## START INFORMATION SUPPLIED

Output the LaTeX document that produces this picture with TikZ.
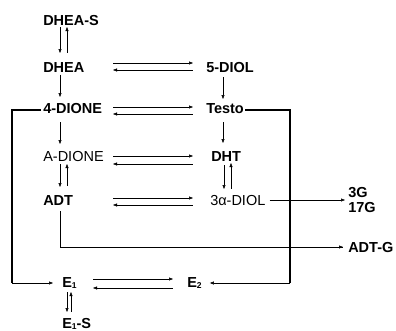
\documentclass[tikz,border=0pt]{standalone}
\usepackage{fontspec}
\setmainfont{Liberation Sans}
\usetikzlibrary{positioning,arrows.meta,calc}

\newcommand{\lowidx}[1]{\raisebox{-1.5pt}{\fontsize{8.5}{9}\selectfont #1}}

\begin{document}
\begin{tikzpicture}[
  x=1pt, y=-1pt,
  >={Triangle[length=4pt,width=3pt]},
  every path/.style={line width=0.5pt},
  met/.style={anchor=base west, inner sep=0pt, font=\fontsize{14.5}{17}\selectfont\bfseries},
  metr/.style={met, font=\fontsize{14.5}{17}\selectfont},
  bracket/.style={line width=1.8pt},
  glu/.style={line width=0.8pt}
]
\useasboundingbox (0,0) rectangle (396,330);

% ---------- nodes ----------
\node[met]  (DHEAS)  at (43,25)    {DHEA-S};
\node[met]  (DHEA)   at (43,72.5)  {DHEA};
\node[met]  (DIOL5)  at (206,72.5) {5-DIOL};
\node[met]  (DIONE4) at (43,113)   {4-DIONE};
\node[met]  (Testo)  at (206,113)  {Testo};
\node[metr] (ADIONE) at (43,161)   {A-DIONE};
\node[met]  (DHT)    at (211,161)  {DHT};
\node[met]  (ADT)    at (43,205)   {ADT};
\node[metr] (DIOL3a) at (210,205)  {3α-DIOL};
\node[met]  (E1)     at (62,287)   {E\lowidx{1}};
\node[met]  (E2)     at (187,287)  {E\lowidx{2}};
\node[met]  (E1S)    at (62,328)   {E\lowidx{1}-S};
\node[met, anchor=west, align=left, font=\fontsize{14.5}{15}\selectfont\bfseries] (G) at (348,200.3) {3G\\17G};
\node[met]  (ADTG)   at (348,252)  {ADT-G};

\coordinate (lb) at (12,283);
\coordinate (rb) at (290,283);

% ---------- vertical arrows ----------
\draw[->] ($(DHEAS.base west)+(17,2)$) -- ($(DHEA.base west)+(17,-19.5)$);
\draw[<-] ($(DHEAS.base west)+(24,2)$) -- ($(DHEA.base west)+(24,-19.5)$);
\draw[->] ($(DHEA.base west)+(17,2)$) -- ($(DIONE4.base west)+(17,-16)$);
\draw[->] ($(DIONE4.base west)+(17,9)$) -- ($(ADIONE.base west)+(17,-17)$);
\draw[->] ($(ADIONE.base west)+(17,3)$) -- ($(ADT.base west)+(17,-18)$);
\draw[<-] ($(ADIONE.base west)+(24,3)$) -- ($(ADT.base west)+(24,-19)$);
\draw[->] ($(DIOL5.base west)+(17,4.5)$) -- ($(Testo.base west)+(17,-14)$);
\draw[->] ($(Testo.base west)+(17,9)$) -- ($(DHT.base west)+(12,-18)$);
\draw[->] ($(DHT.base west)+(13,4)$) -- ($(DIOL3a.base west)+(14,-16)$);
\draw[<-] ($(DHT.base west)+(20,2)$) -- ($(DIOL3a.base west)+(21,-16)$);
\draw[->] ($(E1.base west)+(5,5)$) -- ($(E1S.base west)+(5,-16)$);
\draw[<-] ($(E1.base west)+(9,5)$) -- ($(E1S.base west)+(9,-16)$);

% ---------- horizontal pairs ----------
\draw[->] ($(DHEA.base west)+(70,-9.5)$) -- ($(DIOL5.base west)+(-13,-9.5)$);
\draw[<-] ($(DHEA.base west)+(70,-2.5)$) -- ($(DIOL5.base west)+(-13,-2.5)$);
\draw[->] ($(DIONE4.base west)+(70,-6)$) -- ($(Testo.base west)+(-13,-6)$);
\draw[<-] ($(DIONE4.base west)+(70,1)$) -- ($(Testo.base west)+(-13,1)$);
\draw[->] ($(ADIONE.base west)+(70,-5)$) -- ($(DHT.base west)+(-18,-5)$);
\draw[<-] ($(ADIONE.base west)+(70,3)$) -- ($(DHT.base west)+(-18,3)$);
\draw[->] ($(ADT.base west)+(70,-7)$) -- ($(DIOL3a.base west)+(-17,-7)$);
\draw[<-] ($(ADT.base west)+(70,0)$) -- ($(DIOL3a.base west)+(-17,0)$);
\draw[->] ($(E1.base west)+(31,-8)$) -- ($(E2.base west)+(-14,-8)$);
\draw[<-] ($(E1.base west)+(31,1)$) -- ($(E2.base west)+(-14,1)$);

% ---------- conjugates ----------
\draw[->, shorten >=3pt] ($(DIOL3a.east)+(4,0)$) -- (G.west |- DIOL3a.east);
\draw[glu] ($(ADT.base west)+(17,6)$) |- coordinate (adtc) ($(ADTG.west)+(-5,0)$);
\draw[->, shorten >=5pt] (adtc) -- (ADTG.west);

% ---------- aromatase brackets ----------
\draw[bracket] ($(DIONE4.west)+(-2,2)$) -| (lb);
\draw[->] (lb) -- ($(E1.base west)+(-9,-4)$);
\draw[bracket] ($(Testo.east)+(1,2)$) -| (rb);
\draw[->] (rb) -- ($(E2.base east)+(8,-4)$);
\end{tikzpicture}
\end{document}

## END INFORMATION SUPPLIED

## WHAT THE EXERCISE ASKS
Could the lines from the top of the material through the line with "(rb) at (290,283);" be repeated exactly, pictures left out?

## RESULT
Output the LaTeX document that produces this picture with TikZ.
\documentclass[tikz,border=0pt]{standalone}
\usepackage{fontspec}
\setmainfont{Liberation Sans}
\usetikzlibrary{positioning,arrows.meta,calc}

\newcommand{\lowidx}[1]{\raisebox{-1.5pt}{\fontsize{8.5}{9}\selectfont #1}}

\begin{document}
\begin{tikzpicture}[
  x=1pt, y=-1pt,
  >={Triangle[length=4pt,width=3pt]},
  every path/.style={line width=0.5pt},
  met/.style={anchor=base west, inner sep=0pt, font=\fontsize{14.5}{17}\selectfont\bfseries},
  metr/.style={met, font=\fontsize{14.5}{17}\selectfont},
  bracket/.style={line width=1.8pt},
  glu/.style={line width=0.8pt}
]
\useasboundingbox (0,0) rectangle (396,330);

% ---------- nodes ----------
\node[met]  (DHEAS)  at (43,25)    {DHEA-S};
\node[met]  (DHEA)   at (43,72.5)  {DHEA};
\node[met]  (DIOL5)  at (206,72.5) {5-DIOL};
\node[met]  (DIONE4) at (43,113)   {4-DIONE};
\node[met]  (Testo)  at (206,113)  {Testo};
\node[metr] (ADIONE) at (43,161)   {A-DIONE};
\node[met]  (DHT)    at (211,161)  {DHT};
\node[met]  (ADT)    at (43,205)   {ADT};
\node[metr] (DIOL3a) at (210,205)  {3α-DIOL};
\node[met]  (E1)     at (62,287)   {E\lowidx{1}};
\node[met]  (E2)     at (187,287)  {E\lowidx{2}};
\node[met]  (E1S)    at (62,328)   {E\lowidx{1}-S};
\node[met, anchor=west, align=left, font=\fontsize{14.5}{15}\selectfont\bfseries] (G) at (348,200.3) {3G\\17G};
\node[met]  (ADTG)   at (348,252)  {ADT-G};

\coordinate (lb) at (12,283);
\coordinate (rb) at (290,283);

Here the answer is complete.